[Part of a data file]
********
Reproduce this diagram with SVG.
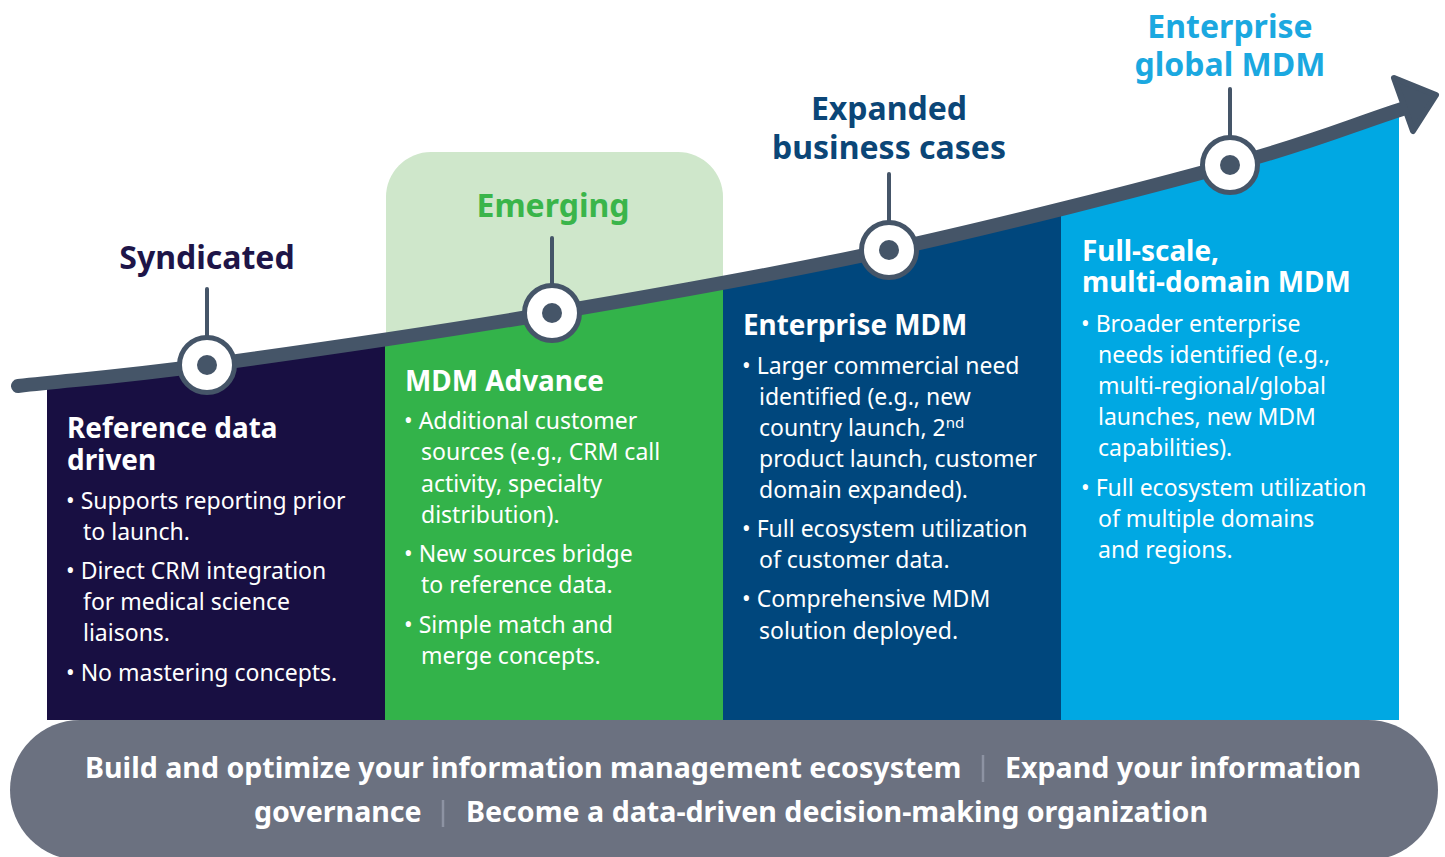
<svg xmlns="http://www.w3.org/2000/svg" width="1445" height="857" viewBox="0 0 1445 857">
<defs>
<style>
.h{font-family:"Noto Sans","Open Sans","Liberation Sans",sans-serif;font-weight:700;}
.b{font-family:"Noto Sans","Open Sans","Liberation Sans",sans-serif;font-size:23px;fill:#fff;}
.ch{font-size:27.9px;fill:#fff;}
.lab{font-size:32px;text-anchor:middle;}
.ft{font-size:28.6px;fill:#fff;}
.stem{stroke:#455568;stroke-width:4;stroke-linecap:round;}
.ring{fill:#fff;stroke:#455568;stroke-width:5;}
.dot{fill:#455568;}
.sep{stroke:#8d93a3;stroke-width:2.5;}
</style>
<clipPath id="below">
<path d="M18,386 C81,379 118,377.2 207,365 C296,352.8 438.5,332.2 552,313 C665.5,293.8 775,274.7 888,250 C1001,225.3 1143.8,188.7 1230,165 C1316.2,141.3 1346.7,127 1405,108 L1420,108 L1420,720 L0,720 L0,386 Z"/>
</clipPath>
</defs>

<rect id="emerging-bg" x="386" y="152" width="337" height="320" rx="45" fill="#cfe7cb"/>

<g id="col-reference" clip-path="url(#below)">
<rect x="47" y="100" width="339" height="620" fill="#180f42"/>
</g>
<g id="col-advance" clip-path="url(#below)">
<rect x="385" y="100" width="339" height="620" fill="#33b34a"/>
</g>
<g id="col-enterprise" clip-path="url(#below)">
<rect x="723" y="100" width="339" height="620" fill="#00477d"/>
</g>
<g id="col-fullscale" clip-path="url(#below)">
<rect x="1061" y="100" width="338" height="620" fill="#00a8e3"/>
</g>

<g id="footer">
<rect x="10" y="720" width="1428" height="140" rx="70" fill="#6b7180"/>
<text class="h ft" x="85" y="778">Build and optimize your information management ecosystem</text>
<line class="sep" x1="983" y1="755" x2="983" y2="782"/>
<text class="h ft" x="1005" y="778">Expand your information</text>
<text class="h ft" x="254" y="822">governance</text>
<line class="sep" x1="443" y1="800" x2="443" y2="827"/>
<text class="h ft" x="466" y="822">Become a data-driven decision-making organization</text>
</g>

<g id="connectors">
<path d="M18,386 C81,379 118,377.2 207,365 C296,352.8 438.5,332.2 552,313 C665.5,293.8 775,274.7 888,250 C1001,225.3 1143.8,188.7 1230,165 C1316.2,141.3 1346.7,127 1405,108" fill="none" stroke="#455568" stroke-width="14" stroke-linecap="round"/>
<polygon points="1394,78 1436,95 1413,131" fill="#455568" stroke="#455568" stroke-width="6" stroke-linejoin="round"/>
<line class="stem" x1="207" y1="289" x2="207" y2="338"/>
<line class="stem" x1="552" y1="238" x2="552" y2="286"/>
<line class="stem" x1="889" y1="174" x2="889" y2="223"/>
<line class="stem" x1="1230" y1="89" x2="1230" y2="138"/>
</g>

<g id="m-syndicated">
<circle class="ring" cx="207" cy="365" r="27.5"/><circle class="dot" cx="207" cy="365" r="10"/>
<text class="h lab" x="207" y="269" fill="#1e1548">Syndicated</text>
</g>
<g id="m-emerging">
<circle class="ring" cx="552" cy="313" r="27.5"/><circle class="dot" cx="552" cy="313" r="10"/>
<text class="h lab" x="553" y="217" fill="#3ab54a">Emerging</text>
</g>
<g id="m-expanded">
<circle class="ring" cx="889" cy="250" r="27.5"/><circle class="dot" cx="889" cy="250" r="10"/>
<text class="h lab" x="889" y="120" fill="#0b4677">Expanded</text>
<text class="h lab" x="889" y="159" fill="#0b4677">business cases</text>
</g>
<g id="m-global">
<circle class="ring" cx="1230" cy="165" r="27.5"/><circle class="dot" cx="1230" cy="165" r="10"/>
<text class="h lab" x="1230" y="38" fill="#1ba8e0">Enterprise</text>
<text class="h lab" x="1230" y="76" fill="#1ba8e0">global MDM</text>
</g>

<g id="t-reference">
<text class="h ch" x="67" y="438">Reference data</text>
<text class="h ch" x="67" y="470">driven</text>
<text class="b" x="66" y="509">• Supports reporting prior</text>
<text class="b" x="83" y="540">to launch.</text>
<text class="b" x="66" y="579">• Direct CRM integration</text>
<text class="b" x="83" y="610">for medical science</text>
<text class="b" x="83" y="641">liaisons.</text>
<text class="b" x="66" y="681">• No mastering concepts.</text>
</g>
<g id="t-advance">
<text class="h ch" x="405" y="391">MDM Advance</text>
<text class="b" x="404" y="429">• Additional customer</text>
<text class="b" x="421" y="460">sources (e.g., CRM call</text>
<text class="b" x="421" y="492">activity, specialty</text>
<text class="b" x="421" y="523">distribution).</text>
<text class="b" x="404" y="562">• New sources bridge</text>
<text class="b" x="421" y="593">to reference data.</text>
<text class="b" x="404" y="633">• Simple match and</text>
<text class="b" x="421" y="664">merge concepts.</text>
</g>
<g id="t-enterprise">
<text class="h ch" x="743" y="335">Enterprise MDM</text>
<text class="b" x="742" y="374">• Larger commercial need</text>
<text class="b" x="759" y="405">identified (e.g., new</text>
<text class="b" x="759" y="436">country launch, 2<tspan font-size="15" dy="-8">nd</tspan></text>
<text class="b" x="759" y="467">product launch, customer</text>
<text class="b" x="759" y="498">domain expanded).</text>
<text class="b" x="742" y="537">• Full ecosystem utilization</text>
<text class="b" x="759" y="568">of customer data.</text>
<text class="b" x="742" y="607">• Comprehensive MDM</text>
<text class="b" x="759" y="639">solution deployed.</text>
</g>
<g id="t-fullscale">
<text class="h ch" x="1082" y="261">Full-scale,</text>
<text class="h ch" x="1082" y="292">multi-domain MDM</text>
<text class="b" x="1081" y="332">• Broader enterprise</text>
<text class="b" x="1098" y="363">needs identified (e.g.,</text>
<text class="b" x="1098" y="394">multi-regional/global</text>
<text class="b" x="1098" y="425">launches, new MDM</text>
<text class="b" x="1098" y="456">capabilities).</text>
<text class="b" x="1081" y="496">• Full ecosystem utilization</text>
<text class="b" x="1098" y="527">of multiple domains</text>
<text class="b" x="1098" y="558">and regions.</text>
</g>
</svg>
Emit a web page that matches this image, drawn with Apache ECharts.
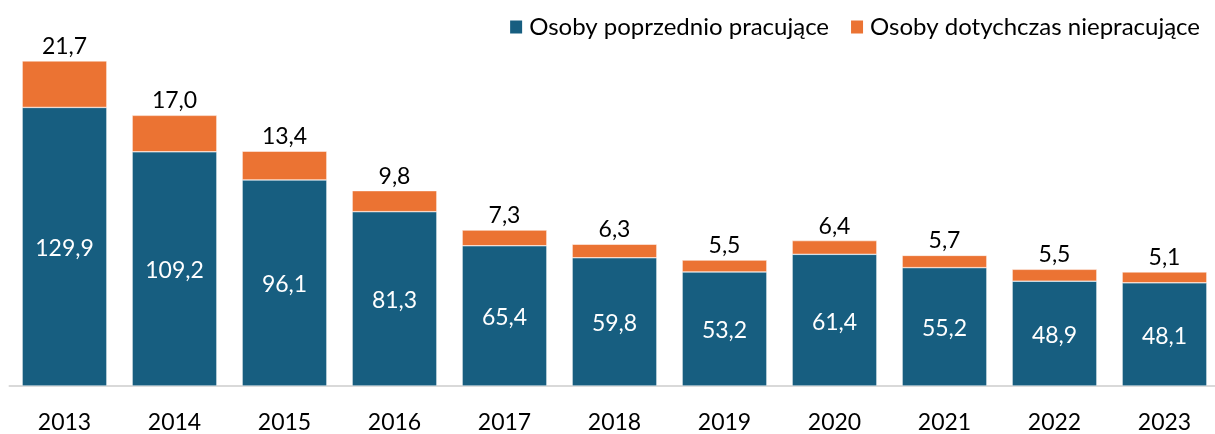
********
- EXERCISE BRIEF
Say how many lines contain "this", and give nothing but that number.

- RESPONSE
2